I've only recently came out to him and a couple of other close friends as bi. There have also been so many other things I've been struggling with and am still struggling with for which I've relied on my friends' help and support. I feel like adding this would be such an overload. He's already dealt with so much of my personal crap. My relationship with him didn't change from telling him I was bi. He was totally cool with it. But this would be another level obviously.
I don't want to ruin my friendship with him. He means so much to me. Even if I can't have him this way, I need him as a friend in my life. I can't lose him. While I don't think this would make him run away after years of friendship--who knows? It's a risk. There's always the what ifs. We've always hung out a lot just the two of us--what if he'll only want to spend time with me in a group, where he doesn't have to be alone with me? What if it's too awkward or uncomfortable for him to be around me at all? What if he's too weirded out by it to be my friend anymore? Should I just not bother telling him? But it eats me alive some nights keeping it all in.
Has anyone dealt with this before? Did you tell him or not? Girls, did you tell her or not? What happened when you did tell them? How do you manage ongoing feelings if you didn't tell them? If you did tell them, how did you balance the feelings with friendship assuming you couldn't be with them the way you desired?
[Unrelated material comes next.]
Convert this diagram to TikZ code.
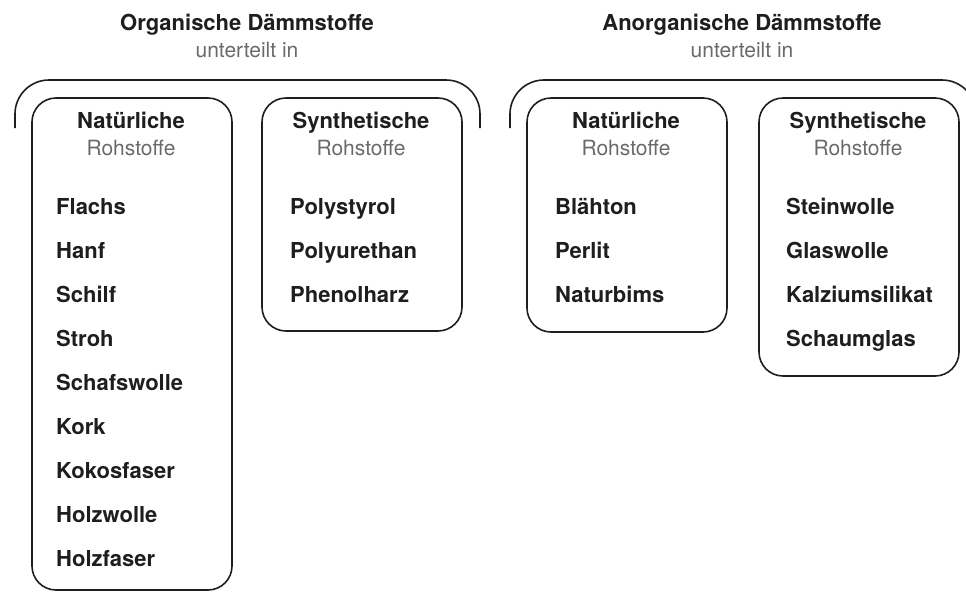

I know every situation is different but it would just help to hear other people's stories who have dealt with the same thing I'm going through. With the way I feel right now, as into him as I am and as good as it feels to imagine being with him, I almost wish I could erase all these feelings from my head. I don't want to be ashamed of how I feel but right now I'm just so scared of the consequences. Bless anyone who read all that.